— START Information supplied —
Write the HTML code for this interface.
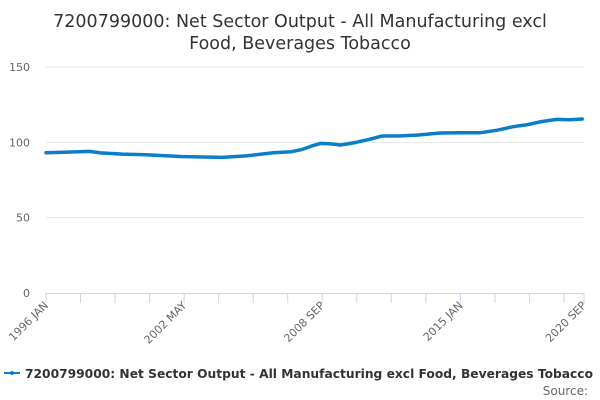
<!DOCTYPE html>
<html><head><meta charset="utf-8"><style>
body{margin:0;background:#fff;font-family:"DejaVu Sans","Liberation Sans",sans-serif;}
svg{display:block}
</style></head><body>
<svg id="c" width="600" height="400">
<text x="300" y="27" text-anchor="middle" font-size="17.5" fill="#333">7200799000: Net Sector Output - All Manufacturing excl</text>
<text x="300" y="49" text-anchor="middle" font-size="17.5" fill="#333">Food, Beverages Tobacco</text>
<g id="grid"></g><g id="xaxis"></g><g id="plot"></g>
<g>
<line x1="4" y1="373" x2="20" y2="373" stroke="#0a7ec8" stroke-width="2"/>
<circle cx="12" cy="373" r="2" fill="#0a7ec8"/>
<text x="25" y="378" font-size="12.5" font-weight="bold" fill="#333" textLength="568" lengthAdjust="spacingAndGlyphs">7200799000: Net Sector Output - All Manufacturing excl Food, Beverages Tobacco</text>
</g>
<text x="588" y="395" text-anchor="end" font-size="12" fill="#666">Source:</text>
</svg>
<script>
const monthIdx=[0,10,24,30,42,55,74,97,110,125,135,141,146,151,156,162,170,178,185,195,204,217,228,239,248,257,265,273,281,288,295];
const values=[93.1,93.4,94.0,93.0,92.2,91.8,90.6,90.0,91.0,93.1,93.8,95.3,97.5,99.3,99.0,98.2,99.8,102.0,104.2,104.3,104.8,106.2,106.4,106.4,108.0,110.4,111.8,113.8,115.2,115.0,115.5];
const yTicks=[0,50,100,150];
const xLabels=["1996 JAN","2002 MAY","2008 SEP","2015 JAN","2020 SEP"];
const xLabelIdx=[0,76,152,228,296];
const L=46,R=584,T=67,B=293,XMAX=296,YMAX=150;
const sx=i=>L+i/XMAX*(R-L), sy=v=>B-v/YMAX*(B-T);
const NS="http://www.w3.org/2000/svg";
function mk(t,a,p){const e=document.createElementNS(NS,t);for(const k in a)e.setAttribute(k,a[k]);p.appendChild(e);return e;}
const grid=document.getElementById('grid'),xa=document.getElementById('xaxis'),plot=document.getElementById('plot');
yTicks.forEach(v=>{
 if(v>0){const g=mk('line',{x1:L,x2:R,y1:sy(v),y2:sy(v),stroke:'#e6e6e6','stroke-width':1},grid);
 
 }
 const t=mk('text',{x:30,y:sy(v)+4,'text-anchor':'end','font-size':11,fill:'#666'},grid);t.textContent=v;
 
 
});
const ax=mk('line',{x1:L,x2:R,y1:B+0.5,y2:B+0.5,stroke:'#ccd6eb','stroke-width':1},xa);


const ticks=[];for(let i=0;i<=285;i+=19)ticks.push(i);ticks.push(296);
ticks.forEach(i=>{const tk=mk('line',{x1:sx(i),x2:sx(i),y1:B,y2:B+10,stroke:'#ccd6eb'},xa);
 
 });
xLabels.forEach((s,k)=>{const x=sx(xLabelIdx[k]),y=B+13;
 const t=mk('text',{x:x+3,y:y,'text-anchor':'end','font-size':11,fill:'#666',transform:`rotate(-45 ${x+3} ${y})`},xa);t.textContent=s;
 
 });
const d=monthIdx.map((m,k)=>(k?'L':'M')+sx(m).toFixed(1)+' '+sy(values[k]).toFixed(1)).join(' ');
const p=mk('path',{d:d,fill:'none',stroke:'#0a7ec8','stroke-width':3.5,'stroke-linejoin':'round','stroke-linecap':'round'},plot);


</script>
</body></html>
— END Information supplied —
Work to complete: Extract the full listing above verbatim; pictures are to be left out of the copy.

Solution to this task:
Write the HTML code for this interface.
<!DOCTYPE html>
<html><head><meta charset="utf-8"><style>
body{margin:0;background:#fff;font-family:"DejaVu Sans","Liberation Sans",sans-serif;}
svg{display:block}
</style></head><body>
<svg id="c" width="600" height="400">
<text x="300" y="27" text-anchor="middle" font-size="17.5" fill="#333">7200799000: Net Sector Output - All Manufacturing excl</text>
<text x="300" y="49" text-anchor="middle" font-size="17.5" fill="#333">Food, Beverages Tobacco</text>
<g id="grid"></g><g id="xaxis"></g><g id="plot"></g>
<g>
<line x1="4" y1="373" x2="20" y2="373" stroke="#0a7ec8" stroke-width="2"/>
<circle cx="12" cy="373" r="2" fill="#0a7ec8"/>
<text x="25" y="378" font-size="12.5" font-weight="bold" fill="#333" textLength="568" lengthAdjust="spacingAndGlyphs">7200799000: Net Sector Output - All Manufacturing excl Food, Beverages Tobacco</text>
</g>
<text x="588" y="395" text-anchor="end" font-size="12" fill="#666">Source:</text>
</svg>
<script>
const monthIdx=[0,10,24,30,42,55,74,97,110,125,135,141,146,151,156,162,170,178,185,195,204,217,228,239,248,257,265,273,281,288,295];
const values=[93.1,93.4,94.0,93.0,92.2,91.8,90.6,90.0,91.0,93.1,93.8,95.3,97.5,99.3,99.0,98.2,99.8,102.0,104.2,104.3,104.8,106.2,106.4,106.4,108.0,110.4,111.8,113.8,115.2,115.0,115.5];
const yTicks=[0,50,100,150];
const xLabels=["1996 JAN","2002 MAY","2008 SEP","2015 JAN","2020 SEP"];
const xLabelIdx=[0,76,152,228,296];
const L=46,R=584,T=67,B=293,XMAX=296,YMAX=150;
const sx=i=>L+i/XMAX*(R-L), sy=v=>B-v/YMAX*(B-T);
const NS="http://www.w3.org/2000/svg";
function mk(t,a,p){const e=document.createElementNS(NS,t);for(const k in a)e.setAttribute(k,a[k]);p.appendChild(e);return e;}
const grid=document.getElementById('grid'),xa=document.getElementById('xaxis'),plot=document.getElementById('plot');
yTicks.forEach(v=>{
 if(v>0){const g=mk('line',{x1:L,x2:R,y1:sy(v),y2:sy(v),stroke:'#e6e6e6','stroke-width':1},grid);
 
 }
 const t=mk('text',{x:30,y:sy(v)+4,'text-anchor':'end','font-size':11,fill:'#666'},grid);t.textContent=v;
 
 
});
const ax=mk('line',{x1:L,x2:R,y1:B+0.5,y2:B+0.5,stroke:'#ccd6eb','stroke-width':1},xa);


const ticks=[];for(let i=0;i<=285;i+=19)ticks.push(i);ticks.push(296);
ticks.forEach(i=>{const tk=mk('line',{x1:sx(i),x2:sx(i),y1:B,y2:B+10,stroke:'#ccd6eb'},xa);
 
 });
xLabels.forEach((s,k)=>{const x=sx(xLabelIdx[k]),y=B+13;
 const t=mk('text',{x:x+3,y:y,'text-anchor':'end','font-size':11,fill:'#666',transform:`rotate(-45 ${x+3} ${y})`},xa);t.textContent=s;
 
 });
const d=monthIdx.map((m,k)=>(k?'L':'M')+sx(m).toFixed(1)+' '+sy(values[k]).toFixed(1)).join(' ');
const p=mk('path',{d:d,fill:'none',stroke:'#0a7ec8','stroke-width':3.5,'stroke-linejoin':'round','stroke-linecap':'round'},plot);


</script>
</body></html>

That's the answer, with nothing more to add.